### Listing
════
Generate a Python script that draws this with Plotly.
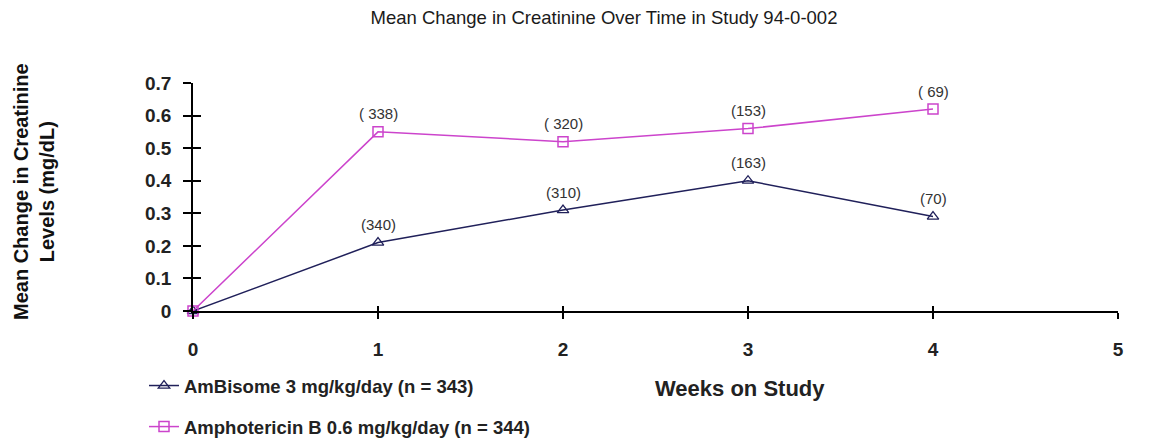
════
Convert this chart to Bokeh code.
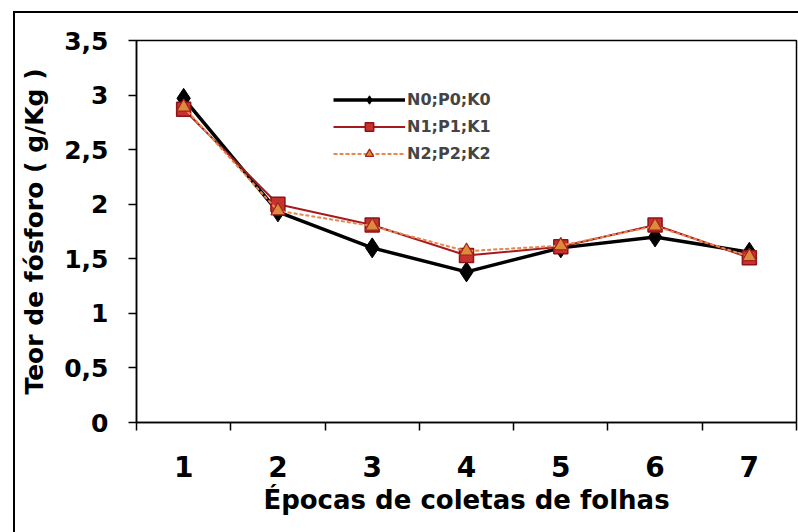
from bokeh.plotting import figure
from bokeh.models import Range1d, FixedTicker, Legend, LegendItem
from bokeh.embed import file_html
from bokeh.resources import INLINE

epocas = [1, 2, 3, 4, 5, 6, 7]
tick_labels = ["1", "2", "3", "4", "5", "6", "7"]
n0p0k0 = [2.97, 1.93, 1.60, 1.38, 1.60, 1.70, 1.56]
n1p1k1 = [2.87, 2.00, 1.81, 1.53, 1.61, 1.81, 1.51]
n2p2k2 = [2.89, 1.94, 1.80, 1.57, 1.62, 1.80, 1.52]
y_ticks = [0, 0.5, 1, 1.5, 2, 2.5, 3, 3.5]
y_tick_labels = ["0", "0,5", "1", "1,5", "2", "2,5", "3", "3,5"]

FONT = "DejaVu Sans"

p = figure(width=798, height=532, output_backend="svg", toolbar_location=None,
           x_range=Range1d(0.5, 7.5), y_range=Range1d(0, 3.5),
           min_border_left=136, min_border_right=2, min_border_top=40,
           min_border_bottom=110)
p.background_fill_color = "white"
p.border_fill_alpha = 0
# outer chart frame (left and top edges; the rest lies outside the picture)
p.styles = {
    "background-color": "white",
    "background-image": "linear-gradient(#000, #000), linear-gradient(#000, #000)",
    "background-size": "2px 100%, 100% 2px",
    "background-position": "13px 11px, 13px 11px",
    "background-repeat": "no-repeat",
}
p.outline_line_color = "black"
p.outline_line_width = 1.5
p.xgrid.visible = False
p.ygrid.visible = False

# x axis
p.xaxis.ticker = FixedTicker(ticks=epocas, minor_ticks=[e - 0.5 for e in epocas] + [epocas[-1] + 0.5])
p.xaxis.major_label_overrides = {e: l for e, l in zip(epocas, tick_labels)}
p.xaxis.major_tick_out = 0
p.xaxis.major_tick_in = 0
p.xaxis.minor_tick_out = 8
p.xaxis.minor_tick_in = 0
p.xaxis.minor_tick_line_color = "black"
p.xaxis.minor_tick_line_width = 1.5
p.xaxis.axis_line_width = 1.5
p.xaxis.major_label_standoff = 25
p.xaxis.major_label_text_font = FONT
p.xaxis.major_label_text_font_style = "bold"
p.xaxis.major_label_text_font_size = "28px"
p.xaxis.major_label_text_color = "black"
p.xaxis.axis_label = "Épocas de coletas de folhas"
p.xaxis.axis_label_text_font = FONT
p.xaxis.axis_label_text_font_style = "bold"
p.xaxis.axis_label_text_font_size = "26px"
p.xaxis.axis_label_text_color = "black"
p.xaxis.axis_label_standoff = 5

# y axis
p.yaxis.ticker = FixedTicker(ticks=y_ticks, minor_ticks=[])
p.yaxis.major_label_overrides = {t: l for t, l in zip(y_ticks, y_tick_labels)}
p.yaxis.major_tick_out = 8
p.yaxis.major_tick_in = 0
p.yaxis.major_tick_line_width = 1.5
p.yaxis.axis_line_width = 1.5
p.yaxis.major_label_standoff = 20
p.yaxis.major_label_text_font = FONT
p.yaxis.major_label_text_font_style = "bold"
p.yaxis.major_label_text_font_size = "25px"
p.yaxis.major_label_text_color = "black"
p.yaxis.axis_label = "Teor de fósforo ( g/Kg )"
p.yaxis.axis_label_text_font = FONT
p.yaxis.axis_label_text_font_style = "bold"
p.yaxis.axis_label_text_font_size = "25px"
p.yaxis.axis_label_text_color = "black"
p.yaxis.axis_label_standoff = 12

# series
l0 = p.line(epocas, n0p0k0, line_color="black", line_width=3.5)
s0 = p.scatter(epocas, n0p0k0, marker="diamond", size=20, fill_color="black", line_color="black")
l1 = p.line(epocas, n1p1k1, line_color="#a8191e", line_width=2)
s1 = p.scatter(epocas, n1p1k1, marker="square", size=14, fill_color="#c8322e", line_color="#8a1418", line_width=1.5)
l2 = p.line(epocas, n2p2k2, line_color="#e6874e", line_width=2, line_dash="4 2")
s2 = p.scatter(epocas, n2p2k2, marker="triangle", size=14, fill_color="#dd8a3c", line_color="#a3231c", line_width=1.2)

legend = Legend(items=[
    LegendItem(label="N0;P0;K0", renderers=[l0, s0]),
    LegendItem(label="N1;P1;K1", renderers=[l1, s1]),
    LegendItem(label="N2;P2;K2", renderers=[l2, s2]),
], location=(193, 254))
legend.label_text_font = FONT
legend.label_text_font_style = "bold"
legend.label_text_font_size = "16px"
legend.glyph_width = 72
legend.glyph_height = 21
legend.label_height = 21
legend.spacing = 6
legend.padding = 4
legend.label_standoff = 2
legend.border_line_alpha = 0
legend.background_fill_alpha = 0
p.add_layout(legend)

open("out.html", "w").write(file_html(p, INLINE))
════
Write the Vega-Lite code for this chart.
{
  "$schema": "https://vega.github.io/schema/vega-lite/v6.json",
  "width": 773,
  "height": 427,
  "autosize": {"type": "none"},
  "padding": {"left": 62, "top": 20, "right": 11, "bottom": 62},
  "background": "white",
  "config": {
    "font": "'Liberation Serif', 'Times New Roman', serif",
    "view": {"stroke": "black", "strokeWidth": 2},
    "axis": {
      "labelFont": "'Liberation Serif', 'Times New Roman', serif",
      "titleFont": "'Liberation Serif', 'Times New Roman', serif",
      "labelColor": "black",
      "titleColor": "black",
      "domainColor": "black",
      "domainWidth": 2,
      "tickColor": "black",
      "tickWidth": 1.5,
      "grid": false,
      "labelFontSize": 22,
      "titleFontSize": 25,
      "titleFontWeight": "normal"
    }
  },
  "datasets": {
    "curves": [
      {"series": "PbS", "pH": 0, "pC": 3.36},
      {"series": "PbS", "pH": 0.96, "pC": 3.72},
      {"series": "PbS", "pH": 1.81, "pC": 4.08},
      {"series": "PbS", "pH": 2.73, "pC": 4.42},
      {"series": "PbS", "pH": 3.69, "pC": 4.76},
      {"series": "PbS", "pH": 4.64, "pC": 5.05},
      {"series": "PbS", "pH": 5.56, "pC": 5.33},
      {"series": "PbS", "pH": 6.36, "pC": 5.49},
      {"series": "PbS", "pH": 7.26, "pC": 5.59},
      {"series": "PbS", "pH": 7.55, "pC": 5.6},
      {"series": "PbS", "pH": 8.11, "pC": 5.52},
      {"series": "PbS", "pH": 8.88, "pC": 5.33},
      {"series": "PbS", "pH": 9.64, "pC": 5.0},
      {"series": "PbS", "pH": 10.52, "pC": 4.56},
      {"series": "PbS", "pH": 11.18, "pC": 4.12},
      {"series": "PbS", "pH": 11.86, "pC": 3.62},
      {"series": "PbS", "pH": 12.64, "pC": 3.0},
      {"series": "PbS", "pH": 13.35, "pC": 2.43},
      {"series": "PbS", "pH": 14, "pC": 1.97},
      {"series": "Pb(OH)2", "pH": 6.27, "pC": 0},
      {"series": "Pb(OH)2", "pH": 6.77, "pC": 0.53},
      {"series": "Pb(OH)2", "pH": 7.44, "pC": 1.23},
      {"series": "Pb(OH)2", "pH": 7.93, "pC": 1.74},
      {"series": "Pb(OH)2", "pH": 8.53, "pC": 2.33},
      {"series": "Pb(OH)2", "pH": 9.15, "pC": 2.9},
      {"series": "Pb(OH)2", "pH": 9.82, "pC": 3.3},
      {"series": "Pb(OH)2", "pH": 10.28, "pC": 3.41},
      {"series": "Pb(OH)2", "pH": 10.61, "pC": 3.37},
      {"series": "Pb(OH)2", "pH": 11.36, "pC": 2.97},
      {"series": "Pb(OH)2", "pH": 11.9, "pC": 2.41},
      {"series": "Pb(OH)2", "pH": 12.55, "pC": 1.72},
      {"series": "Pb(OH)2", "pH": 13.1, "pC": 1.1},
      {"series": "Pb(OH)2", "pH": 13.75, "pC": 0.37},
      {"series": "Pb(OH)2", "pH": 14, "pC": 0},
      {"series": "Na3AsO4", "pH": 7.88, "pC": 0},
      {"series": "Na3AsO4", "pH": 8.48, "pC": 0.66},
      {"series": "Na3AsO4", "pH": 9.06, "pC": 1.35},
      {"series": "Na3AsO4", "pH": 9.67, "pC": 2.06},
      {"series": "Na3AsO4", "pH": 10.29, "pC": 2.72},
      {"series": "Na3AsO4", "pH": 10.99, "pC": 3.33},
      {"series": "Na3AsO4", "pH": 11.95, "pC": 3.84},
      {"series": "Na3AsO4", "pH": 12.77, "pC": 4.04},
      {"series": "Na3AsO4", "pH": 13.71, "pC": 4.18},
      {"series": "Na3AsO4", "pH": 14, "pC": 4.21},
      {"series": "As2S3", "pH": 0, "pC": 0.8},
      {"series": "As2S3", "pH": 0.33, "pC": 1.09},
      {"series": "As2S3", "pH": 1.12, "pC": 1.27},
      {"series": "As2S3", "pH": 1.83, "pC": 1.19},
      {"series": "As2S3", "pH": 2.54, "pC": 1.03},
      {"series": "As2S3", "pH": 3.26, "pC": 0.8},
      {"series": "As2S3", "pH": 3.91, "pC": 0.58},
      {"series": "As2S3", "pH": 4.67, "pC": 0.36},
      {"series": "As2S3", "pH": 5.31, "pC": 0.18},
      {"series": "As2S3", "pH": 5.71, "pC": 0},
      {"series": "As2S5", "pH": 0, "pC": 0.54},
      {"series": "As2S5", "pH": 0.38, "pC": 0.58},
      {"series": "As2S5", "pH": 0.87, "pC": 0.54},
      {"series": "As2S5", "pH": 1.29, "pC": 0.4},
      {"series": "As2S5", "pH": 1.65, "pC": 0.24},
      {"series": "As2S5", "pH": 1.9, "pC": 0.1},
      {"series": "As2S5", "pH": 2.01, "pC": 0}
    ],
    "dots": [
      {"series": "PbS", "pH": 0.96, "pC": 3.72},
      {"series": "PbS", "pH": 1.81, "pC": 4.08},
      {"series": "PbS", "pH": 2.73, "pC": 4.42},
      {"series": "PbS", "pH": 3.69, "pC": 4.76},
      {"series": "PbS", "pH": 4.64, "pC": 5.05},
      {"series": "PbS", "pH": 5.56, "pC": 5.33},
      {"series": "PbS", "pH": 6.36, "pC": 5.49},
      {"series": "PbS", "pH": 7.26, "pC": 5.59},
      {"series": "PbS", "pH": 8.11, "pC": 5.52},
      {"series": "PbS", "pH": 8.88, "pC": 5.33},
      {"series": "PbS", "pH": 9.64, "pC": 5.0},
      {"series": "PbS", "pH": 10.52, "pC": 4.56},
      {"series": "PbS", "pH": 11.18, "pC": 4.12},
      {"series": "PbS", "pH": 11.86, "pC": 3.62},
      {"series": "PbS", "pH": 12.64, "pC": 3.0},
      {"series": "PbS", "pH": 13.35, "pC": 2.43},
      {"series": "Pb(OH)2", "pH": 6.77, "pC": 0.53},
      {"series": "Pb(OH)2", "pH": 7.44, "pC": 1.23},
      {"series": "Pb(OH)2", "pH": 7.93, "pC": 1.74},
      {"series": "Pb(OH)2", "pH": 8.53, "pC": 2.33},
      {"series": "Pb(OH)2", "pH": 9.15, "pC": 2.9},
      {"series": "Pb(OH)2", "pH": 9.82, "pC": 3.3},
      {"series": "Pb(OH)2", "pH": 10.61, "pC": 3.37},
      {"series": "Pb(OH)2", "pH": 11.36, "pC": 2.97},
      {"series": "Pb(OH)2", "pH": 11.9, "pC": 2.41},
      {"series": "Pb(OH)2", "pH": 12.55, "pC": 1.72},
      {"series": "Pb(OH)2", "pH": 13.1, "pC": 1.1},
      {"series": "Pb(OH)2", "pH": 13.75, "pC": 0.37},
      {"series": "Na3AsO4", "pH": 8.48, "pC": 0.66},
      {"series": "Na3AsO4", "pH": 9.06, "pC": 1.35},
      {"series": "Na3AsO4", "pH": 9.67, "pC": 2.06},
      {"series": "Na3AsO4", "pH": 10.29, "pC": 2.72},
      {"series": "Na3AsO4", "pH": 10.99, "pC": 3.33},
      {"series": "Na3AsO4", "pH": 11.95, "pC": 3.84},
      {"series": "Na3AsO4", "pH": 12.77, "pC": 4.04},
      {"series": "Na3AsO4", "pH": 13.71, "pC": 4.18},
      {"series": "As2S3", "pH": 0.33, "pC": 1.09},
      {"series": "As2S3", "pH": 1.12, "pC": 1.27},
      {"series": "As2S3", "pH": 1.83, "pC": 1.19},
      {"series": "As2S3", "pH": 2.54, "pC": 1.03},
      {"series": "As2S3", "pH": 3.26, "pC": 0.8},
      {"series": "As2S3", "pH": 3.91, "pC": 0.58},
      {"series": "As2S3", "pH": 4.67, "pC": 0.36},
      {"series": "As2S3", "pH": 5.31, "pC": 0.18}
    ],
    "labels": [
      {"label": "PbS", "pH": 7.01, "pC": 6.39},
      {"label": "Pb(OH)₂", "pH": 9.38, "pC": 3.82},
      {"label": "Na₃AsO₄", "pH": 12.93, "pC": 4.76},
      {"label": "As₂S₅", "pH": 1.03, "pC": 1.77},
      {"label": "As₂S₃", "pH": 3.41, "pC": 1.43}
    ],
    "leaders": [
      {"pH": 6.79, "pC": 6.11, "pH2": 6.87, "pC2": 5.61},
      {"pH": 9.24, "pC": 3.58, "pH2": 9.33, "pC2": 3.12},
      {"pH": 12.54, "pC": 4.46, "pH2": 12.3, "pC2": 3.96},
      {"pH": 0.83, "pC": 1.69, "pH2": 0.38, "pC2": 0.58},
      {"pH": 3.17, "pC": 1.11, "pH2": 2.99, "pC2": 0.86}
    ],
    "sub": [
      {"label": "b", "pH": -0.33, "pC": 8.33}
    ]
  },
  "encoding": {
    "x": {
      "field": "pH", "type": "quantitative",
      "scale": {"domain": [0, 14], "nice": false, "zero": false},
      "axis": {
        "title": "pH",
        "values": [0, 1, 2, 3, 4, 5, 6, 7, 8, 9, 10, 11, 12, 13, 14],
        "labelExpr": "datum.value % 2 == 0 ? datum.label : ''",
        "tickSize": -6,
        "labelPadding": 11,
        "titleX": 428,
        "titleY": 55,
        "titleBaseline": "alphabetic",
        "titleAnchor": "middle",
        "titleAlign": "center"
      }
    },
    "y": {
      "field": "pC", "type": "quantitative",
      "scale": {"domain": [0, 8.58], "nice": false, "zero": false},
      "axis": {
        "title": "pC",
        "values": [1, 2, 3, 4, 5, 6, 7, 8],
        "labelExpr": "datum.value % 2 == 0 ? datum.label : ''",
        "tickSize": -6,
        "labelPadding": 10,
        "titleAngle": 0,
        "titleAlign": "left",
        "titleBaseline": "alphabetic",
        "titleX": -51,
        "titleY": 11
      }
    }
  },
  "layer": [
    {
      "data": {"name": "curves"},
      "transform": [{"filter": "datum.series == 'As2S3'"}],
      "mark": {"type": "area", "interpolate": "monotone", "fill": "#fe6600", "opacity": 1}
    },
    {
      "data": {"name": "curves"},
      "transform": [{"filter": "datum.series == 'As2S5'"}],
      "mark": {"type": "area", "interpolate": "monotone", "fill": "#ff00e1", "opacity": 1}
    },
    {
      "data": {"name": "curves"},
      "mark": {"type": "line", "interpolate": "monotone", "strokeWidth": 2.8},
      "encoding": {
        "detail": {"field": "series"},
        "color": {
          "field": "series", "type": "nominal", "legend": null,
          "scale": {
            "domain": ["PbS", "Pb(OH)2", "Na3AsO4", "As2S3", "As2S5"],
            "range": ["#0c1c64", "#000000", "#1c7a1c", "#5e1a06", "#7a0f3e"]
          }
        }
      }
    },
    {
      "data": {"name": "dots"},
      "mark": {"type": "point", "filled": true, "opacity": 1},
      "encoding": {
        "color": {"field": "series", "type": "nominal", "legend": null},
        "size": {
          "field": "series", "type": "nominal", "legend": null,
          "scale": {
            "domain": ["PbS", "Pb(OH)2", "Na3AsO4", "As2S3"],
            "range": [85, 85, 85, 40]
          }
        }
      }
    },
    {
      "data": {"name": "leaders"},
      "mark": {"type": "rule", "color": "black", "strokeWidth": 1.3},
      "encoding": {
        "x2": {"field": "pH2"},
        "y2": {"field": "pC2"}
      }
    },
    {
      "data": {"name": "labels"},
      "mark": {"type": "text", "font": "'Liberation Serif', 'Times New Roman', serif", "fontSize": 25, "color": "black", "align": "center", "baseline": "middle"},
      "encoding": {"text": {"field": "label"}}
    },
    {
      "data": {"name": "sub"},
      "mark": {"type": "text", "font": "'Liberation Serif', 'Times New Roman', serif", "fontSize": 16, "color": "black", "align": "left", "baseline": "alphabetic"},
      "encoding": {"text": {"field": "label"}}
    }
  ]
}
════
### Exercise details
Above are some records. Output exactly the lines from the one that contains "Convert this chart to Bokeh code." to the one that contains "p.ygrid.visible = False", keeping both, and omit the pictures.

### Task response
Convert this chart to Bokeh code.
from bokeh.plotting import figure
from bokeh.models import Range1d, FixedTicker, Legend, LegendItem
from bokeh.embed import file_html
from bokeh.resources import INLINE

epocas = [1, 2, 3, 4, 5, 6, 7]
tick_labels = ["1", "2", "3", "4", "5", "6", "7"]
n0p0k0 = [2.97, 1.93, 1.60, 1.38, 1.60, 1.70, 1.56]
n1p1k1 = [2.87, 2.00, 1.81, 1.53, 1.61, 1.81, 1.51]
n2p2k2 = [2.89, 1.94, 1.80, 1.57, 1.62, 1.80, 1.52]
y_ticks = [0, 0.5, 1, 1.5, 2, 2.5, 3, 3.5]
y_tick_labels = ["0", "0,5", "1", "1,5", "2", "2,5", "3", "3,5"]

FONT = "DejaVu Sans"

p = figure(width=798, height=532, output_backend="svg", toolbar_location=None,
           x_range=Range1d(0.5, 7.5), y_range=Range1d(0, 3.5),
           min_border_left=136, min_border_right=2, min_border_top=40,
           min_border_bottom=110)
p.background_fill_color = "white"
p.border_fill_alpha = 0
# outer chart frame (left and top edges; the rest lies outside the picture)
p.styles = {
    "background-color": "white",
    "background-image": "linear-gradient(#000, #000), linear-gradient(#000, #000)",
    "background-size": "2px 100%, 100% 2px",
    "background-position": "13px 11px, 13px 11px",
    "background-repeat": "no-repeat",
}
p.outline_line_color = "black"
p.outline_line_width = 1.5
p.xgrid.visible = False
p.ygrid.visible = False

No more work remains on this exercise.